I bought a non-stick pan at Walmart for $25 at least 10 years ago. It has no scratches because I only use it for eggs and the occasional crepes, and I only use a silicone spatula in it. I'd say $2.50 a year (so far - getting cheaper every year) is a bargain. And I'm not adding to the landfill by buying a decent quality pan instead of replacing it every couple of years.


----------



## larry_stewart (Sep 14, 2017)

rodentraiser said:


> OK, first experiment over! I can report that eggs do indeed scramble in boiling water but - and this is a big but (bigger than mine even) - you'd better have the eggs at room temperature before adding them to boiling water.
> 
> As anyone who has cooked and/or taken a chemistry class knows, adding something cold to boiling water lowers the temp and sometimes stop the water from boiling. Having both cooked (as in I should know better) and taken a chem class (OK, it was back in 1982), I have to admit I do lack a lot of common sense.



Question  I don't know the answer to.
If using an Induction cooktop, and the water is at a boil,  will it get back to that boil quicker ( when adding something cold to it) than a conventional cooktop?  

Ive never worked with Induction appliances, so Im just curious about this.


----------



## Andy M. (Sep 14, 2017)

rodentraiser said:


> ...As anyone who has cooked and/or taken a chemistry class knows, adding something cold to boiling water lowers the temp and sometimes stop the water from boiling...

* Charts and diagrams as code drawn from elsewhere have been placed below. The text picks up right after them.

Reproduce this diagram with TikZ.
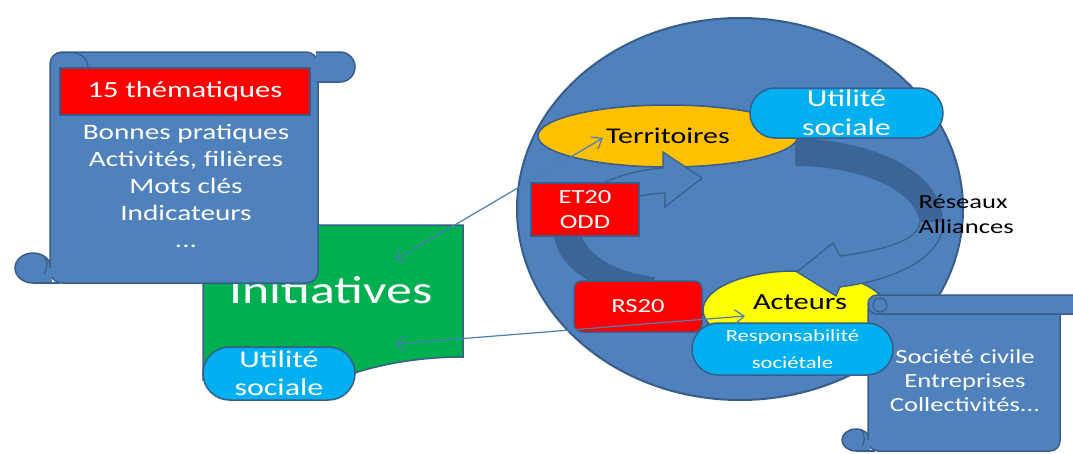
\documentclass[tikz,border=0pt]{standalone}
\usepackage{fontspec}
\setmainfont{Carlito}[FakeStretch=1.33]
\usetikzlibrary{shapes.geometric,shapes.misc,arrows.meta}
\definecolor{scrollblue}{HTML}{4F81BD}
\definecolor{edgeblue}{HTML}{385D8A}
\definecolor{bandblue}{HTML}{3C6496}
\definecolor{pillblue}{HTML}{00B0F0}
\definecolor{linkblue}{HTML}{4A7EBB}
\definecolor{boxred}{HTML}{FF0000}
\definecolor{initgreen}{HTML}{00B050}
\definecolor{terrorange}{HTML}{FFC000}
\definecolor{actyellow}{HTML}{FFFF00}
\tikzstyle{scroll}=[fill=scrollblue, draw=edgeblue, line width=1.5pt]
\tikzstyle{curl}=[draw=edgeblue, line width=1.2pt]
\tikzstyle{band}=[fill=bandblue]
\tikzstyle{bandfront}=[fill=scrollblue, draw=edgeblue, line width=1.2pt]
\tikzstyle{redbox}=[fill=boxred, draw=edgeblue, line width=1.5pt, text=white, align=center, inner sep=0pt]
\tikzstyle{pill}=[rounded rectangle, fill=pillblue, draw=edgeblue, line width=1.5pt, text=white, align=center, inner sep=0pt]
\tikzstyle{link}=[draw=linkblue, line width=1.2pt, {Straight Barb[length=9pt,width=14pt]}-{Straight Barb[length=9pt,width=14pt]}]

\begin{document}
\begin{tikzpicture}[x=1pt, y=-1pt]
\clip (0,0) rectangle (1073,453);
% Initiatives
    \draw[fill=initgreen, draw=edgeblue, line width=1.5pt] (203,225) -- (463,225) -- (463,357)
        .. controls (420,357) and (375,364) .. (335,380) -- (203,380) -- cycle;
    \node[text=white, font=\fontsize{39}{45}\selectfont, anchor=base] (init) at (331,303) {Initiatives};
    \node[pill, minimum width=152pt, minimum height=53pt, font=\fontsize{24}{28}\selectfont] (initus) at (279,373.5) {Utilité\\sociale};

% Scroll, thematiques
    \draw[scroll] (33,268) ellipse (18 and 15);
    \draw[scroll, rounded corners=12pt] (50,52) rectangle (318,283);
    \fill[scrollblue] (30,268) rectangle (52,282.2);
    \draw[curl] (33,283) -- (60,283);
    \draw[curl] (44,256) .. controls (48,262) and (48,268) .. (44,274);
    \filldraw[scroll] (316,52) -- (340,52) arc(-90:90:15) -- (316,82);
    \draw[curl] (62,53) .. controls (80,50) and (88,58) .. (88,68);
    \node[redbox, minimum width=250pt, minimum height=47pt, font=\fontsize{23}{27}\selectfont] (them) at (185,91.5) {15 thématiques};
    \node[text=white, align=center, font=\fontsize{22}{27}\selectfont] (themlist) at (186,186) {Bonnes pratiques\\Activités, filières\\Mots clés\\Indicateurs\\...};

% Circle
    \draw[scroll, line width=2pt] (740,209) ellipse (223 and 191);
% Arrows, back
    \fill[band] (553,220) .. controls (550,262) and (585,290) .. (650,300) -- (655,277)
        .. controls (610,272) and (578,250) .. (578,220) -- cycle;
    \fill[band] (795,138) .. controls (870,140) and (945,170) .. (943,225) -- (920,225)
        .. controls (918,190) and (860,166) .. (795,166) -- cycle;
% Territoires, Acteurs
    \node[ellipse, fill=terrorange, draw=edgeblue, line width=1.5pt, minimum width=260pt, minimum height=62pt, inner sep=0pt, font=\fontsize{22.5}{27}\selectfont] (terr) at (668,136) {Territoires};
    \node[ellipse, fill=actyellow, draw=edgeblue, line width=1.5pt, minimum width=184pt, minimum height=78pt] (act) at (795,310) {};
% Arrows, front
    \filldraw[bandfront] (585,192) .. controls (610,178) and (635,170) .. (663,168) -- (663,152) -- (702,178)
        -- (665,207) -- (665,193) .. controls (640,194) and (620,200) .. (600,212);
    \filldraw[bandfront] (943,222) .. controls (943,258) and (895,280) .. (840,287) -- (836,296) -- (797,272)
        -- (833,243) -- (840,256) .. controls (885,250) and (919,240) .. (920,222);
    \node[font=\fontsize{23}{27}\selectfont] (acttxt) at (800,302) {Acteurs};

% Boxes in the circle
    \node[pill, minimum width=193pt, minimum height=50pt, font=\fontsize{24}{29}\selectfont] (terrus) at (846.5,113) {Utilité\\sociale};
    \node[redbox, minimum width=108pt, minimum height=53pt, font=\fontsize{20}{25}\selectfont] (et) at (585,209.5) {ET20\\ODD};
    \node[redbox, rounded corners=8pt, minimum width=128pt, minimum height=51pt, font=\fontsize{20}{24}\selectfont] (rs) at (638,306.5) {RS20};
    \node[anchor=west, align=left, font=\fontsize{20}{25}\selectfont] (res) at (915,214.5) {Réseaux\\Alliances};

% Scroll, acteurs
    \draw[scroll] (856,440) ellipse (14 and 11);
    \draw[scroll, rounded corners=10pt] (868,300) rectangle (1060,451);
    \fill[scrollblue] (853,440) rectangle (870,450.2);
    \draw[curl] (856,451) -- (875,451);
    \draw[curl] (862,431) .. controls (865,436) and (865,442) .. (862,446);
    \draw[scroll, rounded corners=9pt] (868,295) rectangle (1110,314);
    \draw[curl] (880,305) circle (7);
    \node[pill, minimum width=201pt, minimum height=52pt, font=\fontsize{17}{27}\selectfont] (actrs) at (792.5,349) {Responsabilité\\sociétale};
    \node[text=white, align=center, font=\fontsize{20}{24}\selectfont] (actlist) at (965,381) {Société civile\\Entreprises\\Collectivités...};

% Links
    \coordinate (iniA) at (395,260);
    \coordinate (terA) at (603,138);
    \coordinate (iniB) at (395,344);
    \coordinate (actA) at (745,316);
    \draw[link] (iniA) -- (terA);
    \draw[link] (iniB) -- (actA);

\end{tikzpicture}
\end{document}
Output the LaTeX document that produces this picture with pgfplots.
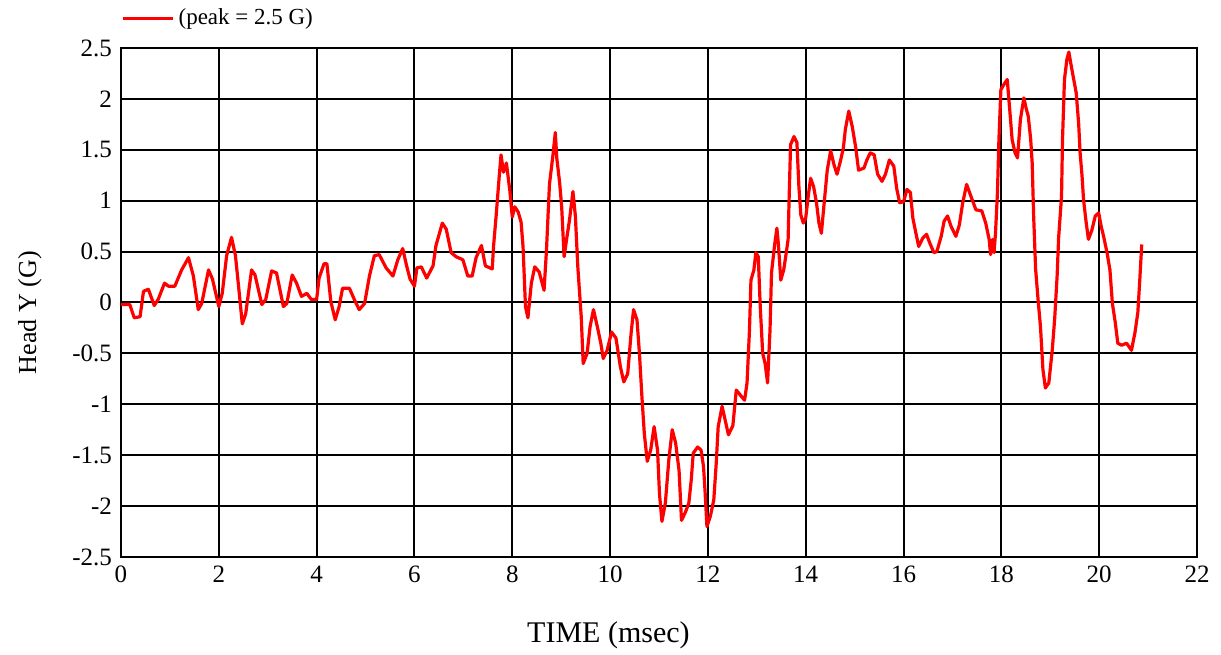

This is true.  However, you can lessen the impact of this phenomenon but boiling a larger quantity of water. Not sure if it's worth it for a couple of scrambled eggs.


----------



## medtran49 (Sep 14, 2017)

larry_stewart said:


> Question  I don't know the answer to.
> If using an Induction cooktop, and the water is at a boil,  will it get back to that boil quicker ( when adding something cold to it) than a conventional cooktop?
> 
> Ive never worked with Induction appliances, so Im just curious about this.



Yes, the induction burners we have are basically like using gas.  They heat up much faster and stop cooking other than residual heat in pan/food as soon as you turn them off.  The ones we have, have different wattage settings, 600, 900, 1800.  The 1800 watts will give you 575 degrees for searing or woking or super fast boiling water.  You can also adjust temps in 5 degree increments.  We haven't used the stove top since we got the 2 of them.


----------



## rodentraiser (Sep 14, 2017)

Andy M. said:


> This is true.  However, you can lessen the impact of this phenomenon but boiling a larger quantity of water. Not sure if it's worth it for a couple of scrambled eggs.



It's not. Plus if I heat the pan to high heat. my eggs get done faster than the water gets boiling. It was the largest pot I had and it was filled with a lot of water. Maybe one of these days I'll just amble on down and get a non-stick pan.


----------



## Andy M. (Sep 14, 2017)

rodentraiser said:


> It's not. Plus if I heat the pan to high heat. my eggs get done faster than the water gets boiling. It was the largest pot I had and it was filled with a lot of water. Maybe one of these days I'll just amble on down and get a non-stick pan.



It sounds like you didn't wait for the water to come to a boil before adding the eggs.  Am I misunderstanding? I think the intent was to add the eggs to boiling water.


----------



## rodentraiser (Sep 14, 2017)

Oh, no - that water was boiling its little heart out. I just think the eggs were too cold for the water. I keep my fridge pretty chilly.

It's like when I went to thaw chicken the other night. It wasn't completely frozen but not thawed enough for me to cook, so I dumped it (in its freezer bag) in some hot - and I do mean hot - water. In about 3 minutes, that water was cold. I had to do that a couple of times.


----------



## caseydog (Sep 14, 2017)

rodentraiser said:


> Oh, no - that water was boiling its little heart out. I just think the eggs were too cold for the water. I keep my fridge pretty chilly.
> 
> It's like when I went to thaw chicken the other night. It wasn't completely frozen but not thawed enough for me to cook, so I dumped it (in its freezer bag) in some hot - and I do mean hot - water. In about 3 minutes, that water was cold. I had to do that a couple of times.



Using hot water to defrost food won't help. Just use room temperature water. The water is merely working as a heat sink with the surrounding room temperature. Besides, using hot water can lead to uneven thawing, which can be a food safety issue. 

I think you were right about the eggs being too cold when you tried to scramble them. Try it again staring with room temperature eggs. 

CD


----------



## rodentraiser (Sep 14, 2017)

I love you, Casey, but if I hadn't used hot water, I'd still be waiting for that chicken to thaw! 

Oh, it was a chicken breast, not a whole chicken.


----------



## rodentraiser (Sep 14, 2017)

And I very seldom use hot water to thaw stuff.


----------



## Just Cooking (Sep 15, 2017)

I'm enjoying all the posts on boiled scrambled eggs... Just confirms my belief that butter in a pan is best for scrambled eggs...   

Ross


----------